Wednesday 11 June 2008

Losing touch with the image

A rejected abstract for a conference paper.

On serait tenté de dire que la pensée est toujours locataire: toujours en un lieue, toujours dans le lieu et l’avoir-lieu, mais jamais comme propriétaire, ayant sa propriété dans le transport et dans le déménagement. (Jean-Luc Nancy)

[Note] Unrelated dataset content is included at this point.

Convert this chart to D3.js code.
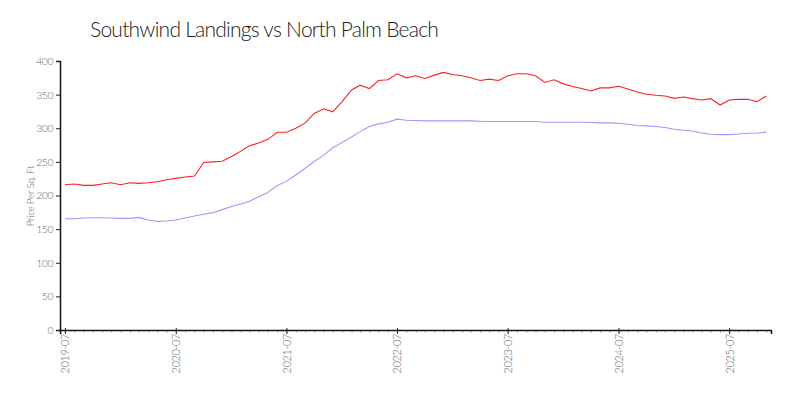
<!DOCTYPE html>
<html>
<head>
<meta charset="utf-8">
<script src="https://cdn.jsdelivr.net/npm/d3@7"></script>
<style>
  body { margin: 0; background: #fff; }
  text { font-family: Lato, "Open Sans", sans-serif; font-weight: 300; }
</style>
</head>
<body>
<div id="chart"></div>
<script>
// monthly series, first month 2019-07
let startMonth = "2019-07";
let southwind = [216, 217, 215, 215, 217, 219, 216, 219, 218, 219, 220.5, 223.5,
                 225.5, 227.5, 229, 249, 250, 251, 258, 266, 274, 278, 283.5, 294,
                 294, 300, 308, 322, 329, 324.5, 339.5, 357, 364, 359, 371, 372,
                 381, 375, 378, 374, 379, 383, 380, 378, 375, 371, 373, 371,
                 378, 381, 381, 378, 368, 372, 366, 362, 359, 355.5, 360, 360,
                 362.5, 358.5, 354, 350.5, 349, 348, 344.5, 346.5, 344, 342, 344, 334.5,
                 342, 343, 343, 339.5, 348];
let northPalm = [165.5, 165.5, 166.5, 167, 167, 166.5, 166, 166, 167.5, 163.5, 161.5, 162,
                 163.5, 166.5, 169.5, 172, 174.5, 179, 183.5, 187.5, 191.5, 198, 204.5, 215,
                 221, 230.5, 240.5, 250.5, 260, 271, 279, 287, 295, 302.5, 306.5, 309,
                 313.5, 312, 311.5, 311, 311, 311, 311, 311, 311, 310.5, 310, 310,
                 310, 310, 310, 310, 309, 309, 309, 309, 309, 308.5, 308, 308,
                 307.5, 306, 304, 303.5, 302.5, 301, 298.5, 297, 296, 293, 291, 290.5,
                 290.5, 291.5, 292.5, 293, 294];
let yTicks = [0, 50, 100, 150, 200, 250, 300, 350, 400];
let title = "Southwind Landings vs North Palm Beach";
let yLabel = "Price Per Sq. Ft";

let width = 800;
let height = 400;
let margin = { top: 61, right: 29, bottom: 70, left: 60 };
let chartWidth = width - margin.left - margin.right;
let chartHeight = height - margin.top - margin.bottom;

let parseMonth = d3.timeParse("%Y-%m");
let start = parseMonth(startMonth);
let dates = southwind.map((d, i) => d3.timeMonth.offset(start, i));

let svg = d3.select("#chart").append("svg").attr("width", width).attr("height", height);
let chartGroup = svg.append("g").attr("transform", `translate(${margin.left}, ${margin.top})`);

let xScale = d3.scaleTime()
    .domain([d3.timeDay.offset(dates[0], -16), d3.timeDay.offset(dates[dates.length - 1], 15)])
    .range([0, chartWidth]);
let yScale = d3.scaleLinear().domain([0, 400]).range([chartHeight, 0]);

// title
svg.append("text").attr("x", 90).attr("y", 37)
    .attr("font-size", "21px").attr("letter-spacing", "-0.75px").attr("fill", "#222").text(title);

// y label
svg.append("text").attr("transform", "rotate(-90)")
    .attr("x", -196).attr("y", 34)
    .attr("text-anchor", "middle").attr("font-size", "10px").attr("fill", "#666")
    .attr("letter-spacing", "-0.3px")
    .text(yLabel);

// minor monthly ticks
let minorAxis = d3.axisBottom(xScale).ticks(d3.timeMonth.every(1)).tickSize(3).tickFormat("");
let minorG = chartGroup.append("g").attr("transform", `translate(0, ${chartHeight})`).call(minorAxis);
minorG.select(".domain").remove();
minorG.selectAll("line").attr("stroke", "#bbb");

// major yearly ticks (July)
let julys = d3.timeMonth.range(dates[0], d3.timeMonth.offset(dates[dates.length - 1], 1)).filter(d => d.getMonth() === 6);
let xAxis = d3.axisBottom(xScale).tickValues(julys).tickSize(4).tickFormat(d3.timeFormat("%Y-%m"));
let xg = chartGroup.append("g").attr("transform", `translate(0, ${chartHeight})`).call(xAxis);
xg.selectAll(".tick line").attr("y1", -2).attr("stroke", "#222");
xg.select(".domain").attr("stroke", "#111").attr("stroke-width", 1.5);
xg.selectAll("text")
    .attr("transform", "rotate(-90)")
    .attr("text-anchor", "end")
    .attr("x", -4).attr("y", 0).attr("dy", "0.35em")
    .attr("font-size", "11px").attr("fill", "#666").attr("letter-spacing", "-0.4px")
    .style("font-family", "Lato, sans-serif");

// y axis
let yAxis = d3.axisLeft(yScale).tickValues(yTicks).tickSize(4);
let yg = chartGroup.append("g").call(yAxis);
yg.select(".domain").attr("stroke", "#111").attr("stroke-width", 1.5);
yg.selectAll(".tick line").attr("stroke", "#222");
yg.selectAll("text").attr("font-size", "10.5px").attr("fill", "#666").attr("letter-spacing", "-0.5px")
    .style("font-family", "Lato, sans-serif");

// lines
let line = d3.line().x((d, i) => xScale(dates[i])).y(d => yScale(d));

chartGroup.append("path").datum(northPalm)
    .attr("fill", "none").attr("stroke", "#9999ff").attr("stroke-width", 1.1)
    .attr("d", line);

chartGroup.append("path").datum(southwind)
    .attr("fill", "none").attr("stroke", "#ff2020").attr("stroke-width", 1.1)
    .attr("d", line);
</script>
</body>
</html>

According to the formulation of Jean-Luc Nancy thought rents a place but never owns it. Its property and its properties inhere in transport, in moving from place to place. In an era characterised by fluidity of boundaries, in an era identified by pre-set obsolescence, by new velocities demanding a new ethology (in Virilio’s terms, a dromology), the era of dislocation is in full flow. The discipline of film studies is subject to a particular trauma in this context. As books such as Rodowick’s The Virtual Life of Film suggest, on the one hand its specificity as understood in a certain historical context is, in the eyes of some, already in the past, while for others that specificity is feast moveable through new supports and channels of viewing. In the first case what remains for writing and teaching in the area of film studies is a thanatographic enterprise, in the second a potentially problematic neutrality. What if the object of scrutiny – cinema -, the exemplar intended to stand in for the vanishing discipline (of Film Studies underpinned by ‘Theory’) were obstinately to remain lost in its out of joint “conducts of time” (Alliez), were itself intermittent (to use a Rancièrean formulation), or interstitial (to use a more Deleuzean vocabulary)? This paper attempts to sketch an answer to these questions by returning to an idea put forward by Raymond Bellour some twenty years ago but explored afresh in the light of key films in the intervening period where the ‘touch’ of video (and other media) and film takes place. It will be suggested that this ‘touch’ represents a challenge to the teaching of film studies as well as suggesting the exigency of film theory in the face of cognitivist and other declarations of abandonment. The argument will draw, inter alia, on examples from Rivette, Egoyan, Godard, Sissako and Gordon and Parreno.